The key difference is determinism. CNC machines are predictable—the same blueprint, when applied to properly calibrated machines with identical materials, produces similar results. Different CNCs may use different firmware and routing paths, but the output remains consistent. This metaphor breaks at some point because AI-powered development tools haven't yet reached this level of determinism. Currently, the same specification can generate different code implementations, something to bear in mind.
The path forward requires striking a balance between innovation and skill development. Organizations need clear guidelines for when to develop IKEA Software, perhaps with senior developers reviewing AI-generated code and hybrid teams where juniors utilize AI tools under guidance. Developers should use these tools as accelerators, not replacements for learning fundamental programming knowledge.
Another Abstraction Layer
Also note that this new paradigm isn't unprecedented. The software industry has repeatedly introduced new abstraction layers, each of which has been met with initial resistance. We started with machine code, then moved to assembler, followed by lower-level languages and higher-level languages (let's forget about 4GLs in between), where many people can no longer read bytecode or assembler. We've accepted most abstraction layers over time, including those on the infrastructure side, which have evolved from bare metal to the cloud and virtualization.
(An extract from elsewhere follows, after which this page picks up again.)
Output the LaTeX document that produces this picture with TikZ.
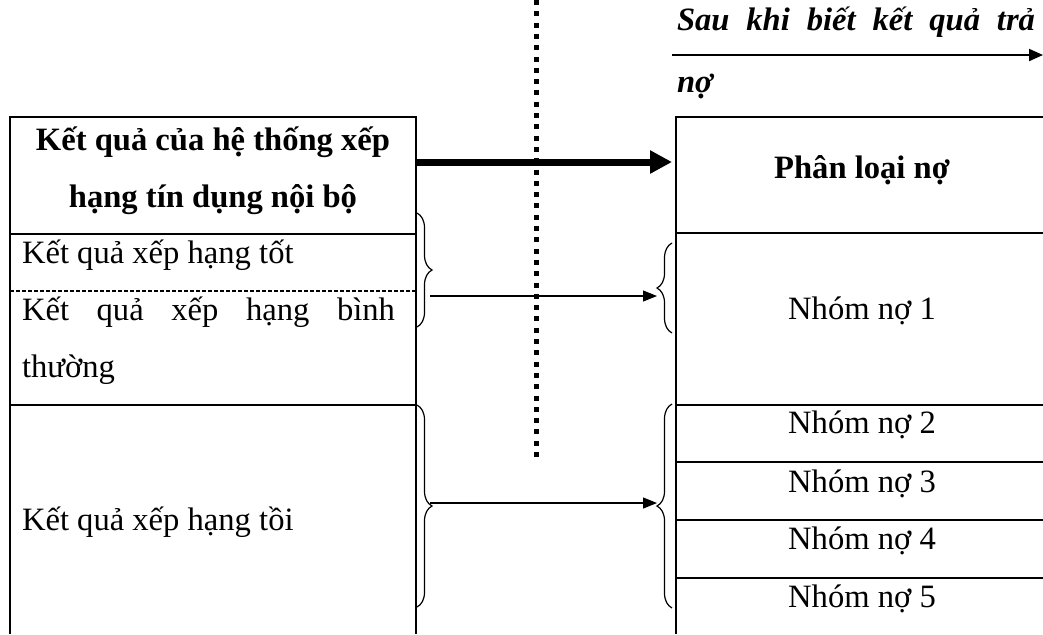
\documentclass[tikz,border=0pt]{standalone}
\usepackage{fontspec}
\setmainfont{Liberation Serif}
\usetikzlibrary{arrows.meta,decorations.pathreplacing}

\begin{document}
\begin{tikzpicture}[x=0.5pt,y=-0.5pt,
  every node/.style={inner sep=0pt, outer sep=0pt},
  txt/.style={font=\fontsize{16.3}{20}\selectfont},
  boldtxt/.style={font=\fontsize{16.3}{20}\selectfont\bfseries},
  bitxt/.style={font=\fontsize{16.3}{20}\selectfont\bfseries\itshape},
  rule/.style={line width=1pt},
  thinrule/.style={line width=0.7pt},
  dashrule/.style={line width=0.6pt, dash pattern=on 2pt off 1pt},
  curly/.style={decorate, decoration={brace, amplitude=7.5pt}, line width=0.6pt},
  flow/.style={line width=0.6pt, -{Triangle[length=7pt,width=5.5pt]}},
  bigflow/.style={line width=3.5pt, -{Triangle[length=11pt,width=11pt]}},
  timeflow/.style={line width=1pt, -{Triangle[length=7pt,width=6pt]}},
  dotline/.style={line width=2.5pt, dash pattern=on 2.5pt off 3.15pt}
]
\useasboundingbox (0,0) rectangle (1043,634);

% left column: rating results
\draw[rule] (10,634) -- (10,117) -- (416,117) -- (416,634);
\draw[rule] (10,234) -- (416,234);
\draw[dashrule] (10,291) -- (416,291);
\draw[rule] (10,405) -- (416,405);

% right column: debt classification
\draw[rule] (676,634) -- (676,117) -- (1043,117);
\draw[rule] (676,233) -- (1043,233);
\draw[rule] (676,405) -- (1043,405);
\draw[thinrule] (676,462) -- (1043,462);
\draw[thinrule] (676,520) -- (1043,520);
\draw[rule] (676,578) -- (1043,578);

% texts of the left column
\node[boldtxt, anchor=base] (hdrL1) at (213,150) {Kết quả của hệ thống xếp};
\node[boldtxt, anchor=base] (hdrL2) at (213,207) {hạng tín dụng nội bộ};
\node[txt, anchor=base west] (good) at (22,263) {Kết quả xếp hạng tốt};
\node[txt, anchor=base west] (normal1) at (22,320)
  {\hbox to 186.5pt{Kết\hfill quả\hfill xếp\hfill hạng\hfill bình}};
\node[txt, anchor=base west] (normal2) at (22,377) {thường};
\node[txt, anchor=base west] (bad) at (22,530) {Kết quả xếp hạng tồi};

% texts of the right column
\node[boldtxt, anchor=base] (hdrR) at (862,178) {Phân loại nợ};
\node[txt, anchor=base] (g1) at (862,319) {Nhóm nợ 1};
\node[txt, anchor=base] (g2) at (862,433) {Nhóm nợ 2};
\node[txt, anchor=base] (g3) at (862,492) {Nhóm nợ 3};
\node[txt, anchor=base] (g4) at (862,549) {Nhóm nợ 4};
\node[txt, anchor=base] (g5) at (862,607) {Nhóm nợ 5};

% time label above the right column
\node[bitxt, anchor=base west] (after1) at (677,30)
  {\hbox to 179pt{Sau\hfill khi\hfill biết\hfill kết\hfill quả\hfill trả}};
\node[bitxt, anchor=base west] (after2) at (677,92) {nợ};
\coordinate (timeS) at (672,55);
\coordinate (timeE) at (1043,55);
\draw[timeflow] (timeS) -- (timeE);

% dotted separator
\coordinate (sepTop) at (536,0);
\coordinate (sepBot) at (536,458);
\draw[dotline] (sepTop) -- (sepBot);

% main mapping arrow
\coordinate (mainS) at (416,162);
\coordinate (mainE) at (672,162);
\draw[bigflow] (mainS) -- (mainE);

% braces grouping the rows
\draw[curly] (417,213) -- (417,327);
\draw[curly] (417,405) -- (417,607);
\draw[curly] (672,333) -- (672,243);
\draw[curly] (672,608) -- (672,404);

% group arrows
\coordinate (upS) at (430,296);
\coordinate (upE) at (657,296);
\coordinate (loS) at (430,503);
\coordinate (loE) at (657,503);
\draw[flow] (upS) -- (upE);
\draw[flow] (loS) -- (loE);
\end{tikzpicture}
\end{document}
I view what's happening as the introduction of a new abstraction layer. Each transition followed a similar pattern: initial skepticism, gradual adoption, and eventual acceptance as the new standard. The developers who adapted early gained a competitive advantage, while those who resisted were eventually forced to catch up.
SDD and IKEA Software represent the latest iteration of this pattern. We're not replacing traditional development—we're adding another tool to our arsenal.
Conclusion
The emergence of IKEA Software through Specification-Driven Development represents a natural evolution in software development. Like previous abstraction layers, it will face resistance, undergo refinement, and eventually become standard practice.
Both SDD and IKEA Software deserve their place and should not get a negative connotation. The key to success lies not in choosing between traditional development and AI-assisted approaches, but in understanding when each is most appropriate. Senior developers will utilize these tools to accelerate their workflow and concentrate on more complex issues. Junior developers will use them as learning accelerators while building fundamental skills.
The future belongs to those who can effectively combine human insight with AI capability, creating better software faster than either could achieve alone.